Le dynamisme économique est de mise au pays du Soleil-Levant. Pourtant certains doutes subsistent quant à l’avenir du Japon, notamment face au renforcement du yen et à la complexité du marché du travail. Point avec Kwok Chern-Yeh, responsable des investissements chez Aberdeen Standard Investment.

Depuis maintenant six ans au poste de premier ministre, Shinzō Abe mène une politique de relance économique qui semble porter ses fruits. « En apportant de la stabilité, il est une réelle bouffée d’air frais », affirme Kwok Chern-Yeh. Les célèbres Abenomics, colonne vertébrale de cette stratégie ont permis huit trimestres de croissance économique consécutifs dont 1,7 % sur l’année 2017. Le produit intérieur brut du pays s'est renforcé (en hausse de 1,8 %) et le fléau de la déflation à l’air de se tarir. L’économie japonaise « se porte globalement bien ». Un contexte qui permet alors au « marché de se tourner vers l’avenir et non pas vers le passé » et qui se répercute en Bourse puisque le Topix était en hausse de 2 % au mois de mars.

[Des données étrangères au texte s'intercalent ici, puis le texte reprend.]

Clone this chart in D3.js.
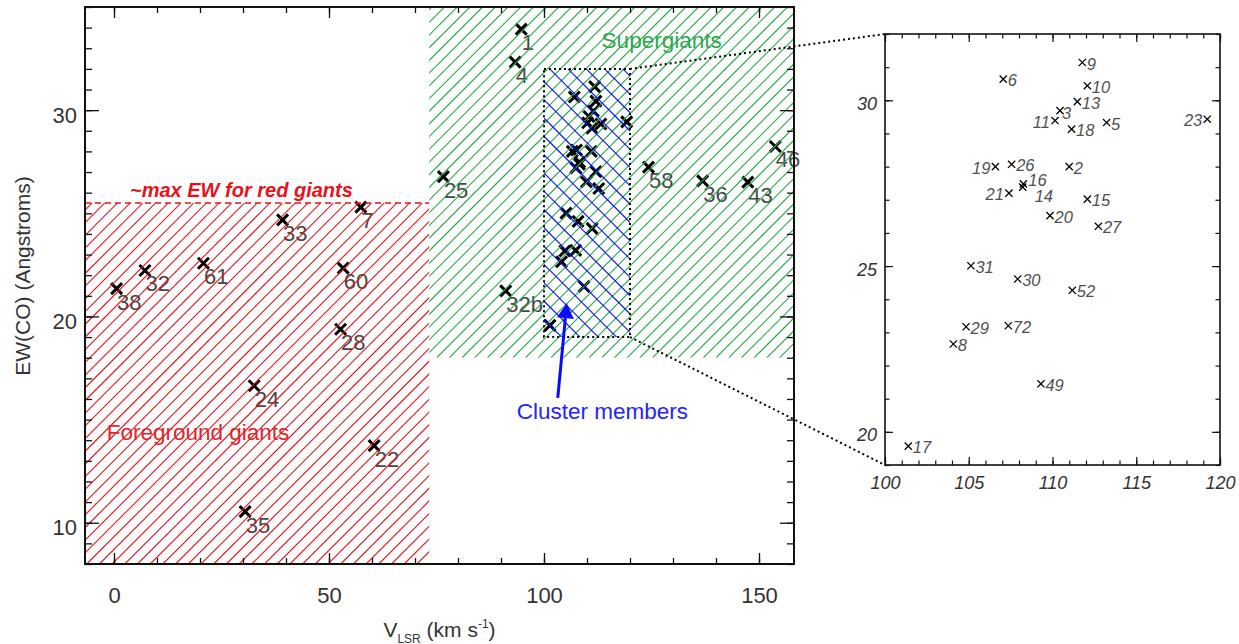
<!DOCTYPE html>
<html>
<head>
<meta charset="utf-8">
<script src="https://cdn.jsdelivr.net/npm/d3@7"></script>
<style>
  html, body { margin: 0; padding: 0; background: #fff; }
  svg { display: block; font-family: "Liberation Sans", Arial, Helvetica, sans-serif; }
</style>
</head>
<body>
<svg id="chart" width="1239" height="644"></svg>
<script>
// ---------------- DATA ----------------
// Field stars (labelled in the main panel)
const fieldIds = ["1", "4", "25", "58", "36", "43", "46", "32b", "7", "33", "60", "61", "32", "38", "28", "24", "22", "35"];
const fieldV   = [94.7, 93.3, 76.6, 124.3, 136.9, 147.4, 153.8, 91.1, 57.4, 39.2, 53.3, 20.8, 7.2, 0.6, 52.7, 32.6, 60.5, 30.5];
const fieldEW  = [33.93, 32.33, 26.78, 27.24, 26.57, 26.51, 28.24, 21.24, 25.30, 24.68, 22.34, 22.58, 22.23, 21.35, 19.38, 16.64, 13.74, 10.54];

// Cluster members (labelled in the zoomed inset)
const clusterIds = ["9", "6", "10", "13", "3", "11", "18", "5", "23", "19", "26", "2", "16", "14", "21", "15", "20", "27", "31", "30", "52", "29", "72", "8", "49", "17"];
const clusterV   = [111.78, 107.06, 112.08, 111.48, 110.45, 110.15, 111.14, 113.23, 119.24, 106.59, 107.56, 111.00, 108.26, 108.22, 107.40, 112.08, 109.85, 112.74, 105.13, 107.92, 111.18, 104.84, 107.36, 104.08, 109.31, 101.39];
const clusterEW  = [31.14, 30.64, 30.44, 29.96, 29.69, 29.39, 29.13, 29.33, 29.43, 28.00, 28.07, 28.00, 27.48, 27.38, 27.20, 27.02, 26.52, 26.20, 25.01, 24.61, 24.27, 23.17, 23.20, 22.65, 21.45, 19.57];

// Region boundaries
const redGiantMaxEW   = 25.5;   // ~max EW for red giants
const vSplit          = 73.3;   // V_LSR boundary between foreground and supergiant zones
const supergiantMinEW = 18;
const clusterBoxV     = [100, 120];
const clusterBoxEW    = [19, 32];

// Axes ticks
const mainXMajor = [0, 50, 100, 150];
const mainXMinor = d3.range(0, 151, 10);
const mainYMajor = [10, 20, 30];
const mainYMinor = d3.range(8, 36, 1);
const insetXMajor = [100, 105, 110, 115, 120];
const insetXMinor = d3.range(100, 121, 1);
const insetYMajor = [20, 25, 30];
const insetYMinor = d3.range(19, 33, 1);

// Annotation arrow (data coords): tail -> tip
const arrowTail = [103.2, 16.05];
const arrowTip  = [105.3, 20.64];

// ---------------- LAYOUT ----------------
const svg = d3.select("#chart");
const M = { left: 85, right: 794, top: 7, bottom: 564 };
const I = { left: 885, right: 1220, top: 34, bottom: 465 };

const x = d3.scaleLinear().domain([(85 - 114) / 4.3, (794 - 114) / 4.3]).range([M.left, M.right]);
const y = d3.scaleLinear().domain([8, 35]).range([M.bottom, M.top]);
const xi = d3.scaleLinear().domain([100, 120]).range([I.left, I.right]);
const yi = d3.scaleLinear().domain([19, 32]).range([I.bottom, I.top]);

const RED = "#e8121c", GREEN = "#2ea84e", BLUE = "#0a0aff";

const defs = svg.append("defs");
function clip(id, x0, y0, x1, y1) {
  defs.append("clipPath").attr("id", id).append("rect")
    .attr("x", Math.min(x0, x1)).attr("y", Math.min(y0, y1))
    .attr("width", Math.abs(x1 - x0)).attr("height", Math.abs(y1 - y0));
}

// ---------------- MAIN PANEL: markers & labels ----------------
const main = svg.append("g");
const field = fieldIds.map((id, i) => ({ id, v: fieldV[i], ew: fieldEW[i] }));
const cluster = clusterIds.map((id, i) => ({ id, v: clusterV[i], ew: clusterEW[i] }));

function xMark(s) {
  return `M${-s},${-s}L${s},${s}M${-s},${s}L${s},${-s}`;
}
main.selectAll("path.fm").data(field.concat(cluster)).join("path")
  .attr("transform", d => `translate(${x(d.v)},${y(d.ew)})`)
  .attr("d", xMark(5.5))
  .attr("stroke", "#000").attr("stroke-width", 3).attr("fill", "none");

main.selectAll("text.fl").data(field).join("text")
  .attr("x", d => x(d.v) + 0.5).attr("y", d => y(d.ew) + 21)
  .attr("font-size", 22).attr("fill", "#474747").text(d => d.id);

// ---------------- HATCHED REGIONS ----------------
function hatch(id, x0, y0, x1, y1, spacing, dir, color, width, phase) {
  clip(id, x0, y0, x1, y1);
  const g = svg.append("g").attr("clip-path", `url(#${id})`);
  const lx = Math.min(x0, x1), rx = Math.max(x0, x1), ty = Math.min(y0, y1), by = Math.max(y0, y1);
  const lines = [];
  if (dir > 0) { // up-right: x + y = c
    const cmin = lx + ty, cmax = rx + by;
    for (let c = Math.floor((cmin - phase) / spacing) * spacing + phase; c <= cmax; c += spacing)
      lines.push([c - by, by, c - ty, ty]);
  } else { // down-right: x - y = c
    const cmin = lx - by, cmax = rx - ty;
    for (let c = Math.floor((cmin - phase) / spacing) * spacing + phase; c <= cmax; c += spacing)
      lines.push([c + ty, ty, c + by, by]);
  }
  g.selectAll("line").data(lines).join("line")
    .attr("x1", d => d[0]).attr("y1", d => d[1]).attr("x2", d => d[2]).attr("y2", d => d[3])
    .attr("stroke", color).attr("stroke-width", width);
}
hatch("redClip", M.left, y(redGiantMaxEW), x(vSplit), M.bottom, 12.7, 1, RED, 1.1, 3);
hatch("greenClip", x(vSplit), M.top, M.right, y(supergiantMinEW), 12.7, 1, GREEN, 1.1, 7);
hatch("blueClip", x(clusterBoxV[0]), y(clusterBoxEW[1]), x(clusterBoxV[1]), y(clusterBoxEW[0]), 18.3, -1, BLUE, 1.1, 5);

// dashed red line
svg.append("line")
  .attr("x1", M.left).attr("x2", x(vSplit)).attr("y1", y(redGiantMaxEW)).attr("y2", y(redGiantMaxEW))
  .attr("stroke", RED).attr("stroke-width", 1.3).attr("stroke-dasharray", "6,4");

// dotted cluster box
svg.append("rect")
  .attr("x", x(clusterBoxV[0])).attr("y", y(clusterBoxEW[1]))
  .attr("width", x(clusterBoxV[1]) - x(clusterBoxV[0]))
  .attr("height", y(clusterBoxEW[0]) - y(clusterBoxEW[1]))
  .attr("fill", "none").attr("stroke", "#000").attr("stroke-width", 2).attr("stroke-dasharray", "2,3");

// connector dotted lines
svg.append("line").attr("x1", x(clusterBoxV[1])).attr("y1", y(clusterBoxEW[1]))
  .attr("x2", xi(clusterBoxV[0])).attr("y2", yi(clusterBoxEW[1]))
  .attr("stroke", "#000").attr("stroke-width", 2).attr("stroke-dasharray", "2,3");
svg.append("line").attr("x1", x(clusterBoxV[1])).attr("y1", y(clusterBoxEW[0]))
  .attr("x2", xi(clusterBoxV[0])).attr("y2", yi(clusterBoxEW[0]))
  .attr("stroke", "#000").attr("stroke-width", 2).attr("stroke-dasharray", "2,3");

// region texts
svg.append("text").attr("x", x(3.72)).attr("y", y(25.81))
  .attr("font-size", 20).attr("font-weight", "bold").attr("font-style", "italic")
  .attr("fill", RED).text("~max EW for red giants");
svg.append("text").attr("x", x(-1.7)).attr("y", y(14.02))
  .attr("font-size", 22.5).attr("fill", "#e0262b").text("Foreground giants");
svg.append("text").attr("x", x(113.4)).attr("y", y(33.02))
  .attr("font-size", 22.5).attr("fill", GREEN).text("Supergiants");
svg.append("text").attr("x", x(113.6)).attr("y", y(15.04)).attr("text-anchor", "middle")
  .attr("font-size", 22.5).attr("fill", "#2424ff").text("Cluster members");

// arrow
{
  const tx = x(arrowTail[0]), ty = y(arrowTail[1]), hx = x(arrowTip[0]), hy = y(arrowTip[1]);
  const ang = Math.atan2(hy - ty, hx - tx);
  const L = 15, W = 8.5;
  const bx = hx - L * Math.cos(ang), by = hy - L * Math.sin(ang);
  svg.append("line").attr("x1", tx).attr("y1", ty).attr("x2", bx).attr("y2", by)
    .attr("stroke", BLUE).attr("stroke-width", 3);
  const px = -Math.sin(ang), py = Math.cos(ang);
  svg.append("path")
    .attr("d", `M${hx},${hy}L${bx + W * px},${by + W * py}L${bx - W * px},${by - W * py}Z`)
    .attr("fill", BLUE);
}

// ---------------- MAIN AXES ----------------
function axisSet(g, gen, scale, major, minor, majLen, minLen) {
  g.append("g").call(gen(scale).tickValues(minor).tickSize(-minLen).tickFormat(""))
    .call(a => a.select(".domain").remove());
  return g.append("g").call(gen(scale).tickValues(major).tickSize(-majLen))
    .call(a => a.select(".domain").remove());
}
const axStyle = a => a.selectAll("line").attr("stroke", "#111").attr("stroke-width", 1.3);

const gB = svg.append("g").attr("transform", `translate(0,${M.bottom})`);
const bMaj = axisSet(gB, d3.axisBottom, x, mainXMajor, mainXMinor, 11, 6);
bMaj.selectAll("text").attr("y", 39).attr("dy", null).attr("font-size", 22).attr("fill", "#333")
  .attr("font-family", "Liberation Sans, Arial, sans-serif");
const gT = svg.append("g").attr("transform", `translate(0,${M.top})`);
axisSet(gT, d3.axisTop, x, mainXMajor, mainXMinor, 11, 6).selectAll("text").remove();
const gL = svg.append("g").attr("transform", `translate(${M.left},0)`);
const lMaj = axisSet(gL, d3.axisLeft, y, mainYMajor, mainYMinor, 14, 7);
lMaj.selectAll("text").attr("x", -8).attr("y", 12).attr("dy", null).attr("font-size", 22).attr("fill", "#333")
  .attr("font-family", "Liberation Sans, Arial, sans-serif");
const gR = svg.append("g").attr("transform", `translate(${M.right},0)`);
axisSet(gR, d3.axisRight, y, mainYMajor, mainYMinor, 14, 7).selectAll("text").remove();
[gB, gT, gL, gR].forEach(axStyle);

svg.append("rect").attr("x", M.left).attr("y", M.top)
  .attr("width", M.right - M.left).attr("height", M.bottom - M.top)
  .attr("fill", "none").attr("stroke", "#111").attr("stroke-width", 2);

// axis titles
const xt = svg.append("text").attr("x", (M.left + M.right) / 2).attr("y", 636.5)
  .attr("text-anchor", "middle").attr("font-size", 21).attr("fill", "#333");
xt.append("tspan").text("V");
xt.append("tspan").attr("font-size", 12).attr("dy", 6).text("LSR");
xt.append("tspan").attr("dy", -6).text(" (km s");
xt.append("tspan").attr("font-size", 12).attr("dy", -9).text("-1");
xt.append("tspan").attr("dy", 9).text(")");

svg.append("text").attr("transform", `translate(30,276) rotate(-90)`)
  .attr("text-anchor", "middle").attr("font-size", 21).attr("fill", "#333")
  .text("EW(CO) (Angstroms)");

// ---------------- INSET ----------------
const inset = svg.append("g");
inset.selectAll("path").data(cluster).join("path")
  .attr("transform", d => `translate(${xi(d.v)},${yi(d.ew)})`)
  .attr("d", xMark(3.6))
  .attr("stroke", "#000").attr("stroke-width", 1.3).attr("fill", "none");

// label placement (layout only)
const leftLabels = ["11", "19", "21", "23"];
const labelOffset = { "14": [12, 15], "16": [5, 2], "3": [2, 8] };
inset.selectAll("text").data(cluster).join("text")
  .attr("x", d => {
    const o = labelOffset[d.id];
    if (o) return xi(d.v) + o[0];
    return leftLabels.includes(d.id) ? xi(d.v) - 5 : xi(d.v) + 4.5;
  })
  .attr("y", d => {
    const o = labelOffset[d.id];
    return yi(d.ew) + (o ? o[1] : 7);
  })
  .attr("text-anchor", d => leftLabels.includes(d.id) ? "end" : "start")
  .attr("font-size", 16.5).attr("font-style", "italic").attr("fill", "#505050")
  .text(d => d.id);

const iB = svg.append("g").attr("transform", `translate(0,${I.bottom})`);
axisSet(iB, d3.axisBottom, xi, insetXMajor, insetXMinor, 8, 4.5).selectAll("text")
  .attr("y", 24).attr("dy", null).attr("font-size", 18).attr("font-style", "italic").attr("fill", "#333")
  .attr("font-family", "Liberation Sans, Arial, sans-serif");
const iT = svg.append("g").attr("transform", `translate(0,${I.top})`);
axisSet(iT, d3.axisTop, xi, insetXMajor, insetXMinor, 8, 4.5).selectAll("text").remove();
const iL = svg.append("g").attr("transform", `translate(${I.left},0)`);
axisSet(iL, d3.axisLeft, yi, insetYMajor, insetYMinor, 8, 4.5).selectAll("text")
  .attr("x", -8).attr("y", 9).attr("dy", null).attr("font-size", 18).attr("font-style", "italic").attr("fill", "#333")
  .attr("font-family", "Liberation Sans, Arial, sans-serif");
const iR = svg.append("g").attr("transform", `translate(${I.right},0)`);
axisSet(iR, d3.axisRight, yi, insetYMajor, insetYMinor, 8, 4.5).selectAll("text").remove();
[iB, iT, iL, iR].forEach(a => a.selectAll("line").attr("stroke", "#111").attr("stroke-width", 1.2));

svg.append("rect").attr("x", I.left).attr("y", I.top)
  .attr("width", I.right - I.left).attr("height", I.bottom - I.top)
  .attr("fill", "none").attr("stroke", "#111").attr("stroke-width", 1.6);
</script>
</body>
</html>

Le rôle prépondérant des entreprises

D’après le responsable, les entreprises nippones mènent la danse, dans la mesure où elles « ont fait plus en faveur de l’économie que la politique de Shinzō Abe ». Elles « profitent de ce contexte favorable » : le baromètre de confiance des grandes entreprises manufacturières était à son plus haut niveau au dernier trimestre 2017, une performance record depuis 2006. Leurs exportations se portent bien et les bénéfices dégagés relèvent de l’exploit. Preuve du dynamisme de la demande économique à travers le monde, ce résultat est, entre autres, dû aux bonnes performances des entreprises industrielles japonaises. Kwok Chern-Yeh plébiscite une stratégie consistant à « se concentrer sur les activités les plus rentables », expliquant alors « la bonne santé » des entreprises de l’Oyashima. Les investisseurs sont de retour : les flux sur les fonds actions japonaises ont atteint, fin mars, leur plus haut niveau depuis quatre ans, d’après l’institut d’analyses financières Informa PLC.

Un succès mitigé

Pourtant, la remontée du yen pourrait couper le souffle à la dynamique japonaise. Les experts sont inquiets du renforcement de la monnaie nationale, engagé après l’annonce du départ du chef de la diplomatie de Donald Trump, Rex Tillerson, en mars 2018, faisant ainsi dégringoler le cours du Nikkei 225. Mais plus inquiétant encore, « le modèle traditionnel de l’organisation du travail au Japon, difficile à changer, va être frappé de plein fouet par ce renforcement », prévient Kwok Chern-Yeh. Globalement, le marché du travail est au mieux de sa forme grâce, notamment, à la baisse du taux d’imposition des entreprises qui a permis d’augmenter les salaires et d’investir davantage. Toutefois, « d’un point de vue économique, le marché du travail est un problème car il engendre beaucoup de dépenses sociales », déplore le spécialiste d’Aberdeen Standard Investment. L’accroissement des dépenses sociales explose avec le vieillissement accéléré de la population. De plus, même si le Japon est connu pour son taux de chômage extrêmement faible, le nombre de postes en temps partiel ne cesse d’augmenter depuis 1989. En cause, les seniors à la retraite souvent contraints de travailler à temps partiel afin de compléter une maigre retraite. Par constraste, les sociétés souffrent de la pénurie de main-d’œuvre qualifiée, d’après la Banque du Japon (BoJ).

Banque du Japon : wait and see

Malgré quelques embuches, le gouvernement garde le cap donné par Shinzō Abe, et tout le monde se mobilise afin de poursuivre le redressement économique amorcé en 2012. « J’accorderai davantage de crédit à la Banque du Japon », déclare même Kwok Chern-Yeh. Le gouverneur de la BoJ, Haruhiko Kuroda, assurait à Reuters, qu’il continuera à mener une politique monétaire « ultra-accommodante » pour « atteindre [son objectif] avec certitude et sur la durée ». Politique qui profite d’ailleurs à Aberdeen Standard Investment puisque son fonds Japanese Equity Fund surperforme son indice, bien qu’il ait adopté un comportement similaire. Composé à 41 % de grandes capitalisations, le fonds créé en 2010 a réalisé une performance annualisée de 9,42 % sur cinq ans et de 8,53 % en 2017.